Espremida entre as massas descontentes e as disputas entre as oligarquias de Pernambuco, Raquel não fará diferente do que seus antecessores, seguirá defendendo os privilégios e as fortunas do patronato regional almejando estabilidade a seu governo. Apostando na repressão policial contra a população negra e precarizada e implementando as medidas de interesse comum da burguesia frente a um capitalismo decadente que precisa destruir as condições de vida da classe trabalhadora para aumentar suas taxas de lucro.

O que espanta nisso tudo é que o PT e PCdoB em Pernambuco escolheram não ser oposição a esse governo, conformando pela primeira vez na história da Alepe um “campo independente” que não é nem a favor, nem contra o governo. Parece até piada, mas é de se estranhar ainda mais que figuras como João Paulo e Rosa Amorim que dedicaram suas campanhas dizendo que iam “combater” o bolsonarismo, quando estão diante do governo Raquel Lyra abrindo espaço para esse setor reacionário da política pernambucana, preferiram não ser oposição.

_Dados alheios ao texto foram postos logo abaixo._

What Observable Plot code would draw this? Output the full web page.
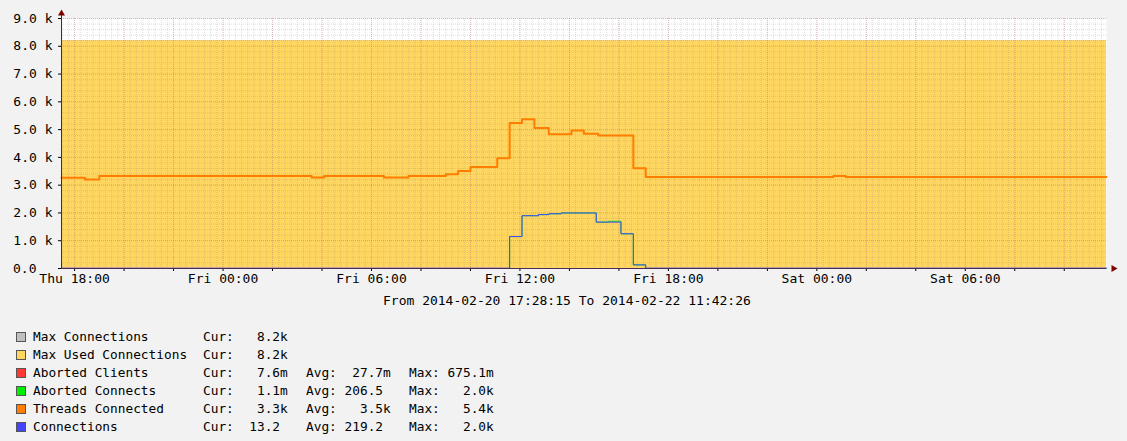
<!DOCTYPE html>
<html>
<head>
<meta charset="utf-8">
<script src="https://cdn.jsdelivr.net/npm/d3@7"></script>
<script src="https://cdn.jsdelivr.net/npm/@observablehq/plot@0.6"></script>
<style>
  html, body { margin: 0; padding: 0; background: #F2F2F2; }
  #wrap { position: relative; width: 1127px; height: 441px; overflow: hidden; font-family: "DejaVu Sans Mono", monospace; font-size: 13px; color: #000; }
  #chart { position: absolute; left: 0; top: 0; }
  .abs { position: absolute; white-space: pre; line-height: 16px; }
  #legend .abs { font-size: 12.8px; }
  .sw { position: absolute; width: 8px; height: 8px; border: 1px solid #555; }
</style>
</head>
<body>
<div id="wrap">
  <div id="chart"></div>
  <div id="range" class="abs" style="left:383px; top:293px;"></div>
  <div id="legend"></div>
</div>
<script>
// ---- data ----
const rangeStart = "2014-02-20T17:28:15";
const rangeEnd = "2014-02-22T11:42:26";

const seriesNames = ["Max Connections", "Max Used Connections", "Aborted Clients", "Aborted Connects", "Threads Connected", "Connections"];
const seriesColors = ["#C0C0C0", "#FFD660", "#FF3932", "#00EE00", "#FF7D00", "#4444FF"];
const legendCur = ["Cur:   8.2k", "Cur:   8.2k", "Cur:   7.6m", "Cur:   1.1m", "Cur:   3.3k", "Cur:  13.2 "];
const legendAvg = ["", "", "Avg:  27.7m", "Avg: 206.5 ", "Avg:   3.5k", "Avg: 219.2 "];
const legendMax = ["", "", "Max: 675.1m", "Max:   2.0k", "Max:   5.4k", "Max:   2.0k"];

const maxConnTime = [rangeStart, rangeEnd];
const maxConnValue = [8200, 8200];
const maxUsedTime = [rangeStart, rangeEnd];
const maxUsedValue = [8200, 8200];

const abortedClientsTime = [rangeStart, rangeEnd];
const abortedClientsValue = [0.0076, 0.0076];

const threadsTime = [rangeStart, "2014-02-20T18:25", "2014-02-20T19:00", "2014-02-21T03:35", "2014-02-21T04:05",
  "2014-02-21T06:30", "2014-02-21T07:30", "2014-02-21T09:00", "2014-02-21T09:30", "2014-02-21T10:00",
  "2014-02-21T11:05", "2014-02-21T11:35", "2014-02-21T12:05", "2014-02-21T12:35", "2014-02-21T13:10",
  "2014-02-21T14:05", "2014-02-21T14:35", "2014-02-21T15:10", "2014-02-21T16:35", "2014-02-21T17:05",
  "2014-02-22T00:40", "2014-02-22T01:10", rangeEnd];
const threadsValue = [3270, 3200, 3330, 3280, 3330,
  3280, 3330, 3390, 3510, 3650,
  3970, 5240, 5370, 5060, 4830,
  4970, 4850, 4790, 3610, 3290,
  3330, 3290, 3290];

const connTime = [rangeStart, "2014-02-21T11:35", "2014-02-21T12:05", "2014-02-21T12:45", "2014-02-21T13:10",
  "2014-02-21T13:40", "2014-02-21T15:05", "2014-02-21T16:05", "2014-02-21T16:35", "2014-02-21T17:05", rangeEnd];
const connValue = [12, 1150, 1900, 1940, 1970,
  2000, 1670, 1250, 130, 13, 13];

const abortedConnTime = [rangeStart, "2014-02-21T11:35", "2014-02-21T12:05", "2014-02-21T12:45", "2014-02-21T13:10",
  "2014-02-21T13:40", "2014-02-21T15:05", "2014-02-21T15:35", "2014-02-21T16:05", "2014-02-21T16:35", "2014-02-21T17:05", rangeEnd];
const abortedConnValue = [0, 1150, 1900, 1940, 1970,
  2000, 1670, 1700, 1250, 130, 1.1, 1.1];

const yTickValues = [0, 1000, 2000, 3000, 4000, 5000, 6000, 7000, 8000, 9000];

// ---- build ----
const toDate = s => new Date(s + "Z");
const rows = (ts, vs) => ts.map((t, i) => ({t: toDate(t), v: vs[i]}));
const t0 = toDate(rangeStart), t1 = toDate(rangeEnd);

const minorX = d3.utcMinute.every(15).range(t0, t1);
const majorX = d3.utcHour.every(2).range(t0, t1);
const labelX = d3.utcHour.every(6).range(t0, t1);
const minorY = d3.range(0, 9001, 200);
const fmtTime = d3.utcFormat("%a %H:%M");
const fmtY = d => d === 0 ? "" : (d / 1000).toFixed(1) + " k";

const chart = Plot.plot({
  width: 1127,
  height: 300,
  marginTop: 18,
  marginLeft: 61,
  marginRight: 21,
  marginBottom: 32,
  style: {fontFamily: "DejaVu Sans Mono", fontSize: "13px", background: "transparent", color: "#000"},
  x: {type: "utc", domain: [t0, t1]},
  y: {domain: [0, 9000]},
  marks: [
    Plot.frame({fill: "#FFFFFF", stroke: null}),
    Plot.areaY(rows(maxConnTime, maxConnValue), {x: "t", y: "v", curve: "step-after", fill: seriesColors[0]}),
    Plot.areaY(rows(maxUsedTime, maxUsedValue), {x: "t", y: "v", curve: "step-after", fill: seriesColors[1]}),
    Plot.ruleX(minorX, {stroke: "#8C8C8C", strokeOpacity: 0.28, strokeDasharray: "1,1"}),
    Plot.ruleY(minorY, {stroke: "#8C8C8C", strokeOpacity: 0.28, strokeDasharray: "1,1"}),
    Plot.ruleX(majorX, {stroke: "#D07070", strokeOpacity: 0.38, strokeDasharray: "1,1"}),
    Plot.ruleY(yTickValues, {stroke: "#D07070", strokeOpacity: 0.38, strokeDasharray: "1,1"}),
    Plot.axisY({ticks: yTickValues, tickSize: 3, tickPadding: 6, tickFormat: fmtY, label: null, fill: "#000"}),
    Plot.axisY({ticks: [0], tickSize: 0, tickPadding: 25, tickFormat: () => "0.0", label: null, fill: "#000"}),
    Plot.axisX({ticks: majorX, tickSize: 3, tickFormat: () => "", label: null}),
    Plot.axisX({ticks: labelX, tickSize: 0, tickPadding: 5, tickFormat: fmtTime, label: null, fill: "#000"}),
    Plot.line(rows(abortedClientsTime, abortedClientsValue), {x: "t", y: "v", curve: "step-after", stroke: seriesColors[2], strokeWidth: 1}),
    Plot.line(rows(abortedConnTime, abortedConnValue), {x: "t", y: "v", curve: "step-after", stroke: seriesColors[3], strokeWidth: 1}),
    Plot.line(rows(threadsTime, threadsValue), {x: "t", y: "v", curve: "step-after", stroke: seriesColors[4], strokeWidth: 2}),
    Plot.line(rows(connTime, connValue), {x: "t", y: "v", curve: "step-after", stroke: seriesColors[5], strokeWidth: 1}),
    Plot.ruleX([t0], {y1: 0, y2: 9250, stroke: "#333", strokeWidth: 1}),
    Plot.ruleY([0], {x1: t0, x2: t1, stroke: "#4A2A5A", strokeWidth: 1}),
    Plot.dot([t0], {x: d => d, frameAnchor: "top", dy: -5, symbol: "triangle", r: 2.6, fill: "#7F0000", stroke: null}),
    Plot.dot([t1], {x: d => d, frameAnchor: "bottom", dx: 7, symbol: "triangle", rotate: 90, r: 2.6, fill: "#7F0000", stroke: null})
  ]
});
document.getElementById("chart").appendChild(chart);

document.getElementById("range").textContent =
  "From " + rangeStart.replace("T", " ") + " To " + rangeEnd.replace("T", " ");

const legend = document.getElementById("legend");
seriesNames.forEach((name, i) => {
  const cy = 337 + i * 18;
  const sw = document.createElement("div");
  sw.className = "sw";
  sw.style.left = "16px";
  sw.style.top = (cy - 5) + "px";
  sw.style.background = seriesColors[i];
  legend.appendChild(sw);
  const cols = [[33, name], [203, legendCur[i]], [306, legendAvg[i]], [409, legendMax[i]]];
  cols.forEach(([x, txt]) => {
    if (!txt) return;
    const d = document.createElement("div");
    d.className = "abs";
    d.style.left = x + "px";
    d.style.top = (cy - 8) + "px";
    d.textContent = txt;
    legend.appendChild(d);
  });
});
</script>
</body>
</html>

Do outro lado, tem o PSOL que decidiu corretamente estar na oposição ao governo encabeçando esse setor na Alepe com a figura da Dani Portela, mas de mãos dadas com o PSB. Como é possível ser uma oposição com um partido que governou Pernambuco até o ano passado e grande parte da precarização e desigualdade do estado é culpa do próprio PSB? Como ser oposição ao lado de um partido que governou para os interesses de oligarquias reacionárias, com uma polícia que mais assassina negros no Brasil? Não resta dúvida que uma oposição como esta não dará nenhuma resposta aos 2 milhões de pessoas que passam fome no estado e a nenhum de seus problemas estruturais. Também não nenhuma novidade que o PSOL se preste a um papel desse, o partido é parte da Frente Ampla com Lula e Alckmin

É necessário construir um caminho de luta independente dos governos, tanto do governo Lula-Alckmin quanto de Raquel Lyra. O governo do PT já anunciou que não revogará nenhuma das reformas, especialmente a trabalhista, que pega em cheio o estado de Pernambuco que tem milhões de trabalhadores em postos de trabalho precários e desempregados. Reforçamos aqui a declaração do Pão e Rosas Pernambuco, de que não podemos confiar em Raquel Lyra para “solucionar” os problemas mais sentidos pela população pobre e pelos trabalhadores, nem muito menos os problemas das mulheres no estado. Raquel Lyra é uma governadora que defende os interesses das oligarquias e dos empresários no estado, está do lado oposto à luta das mulheres e de todos os trabalhadores.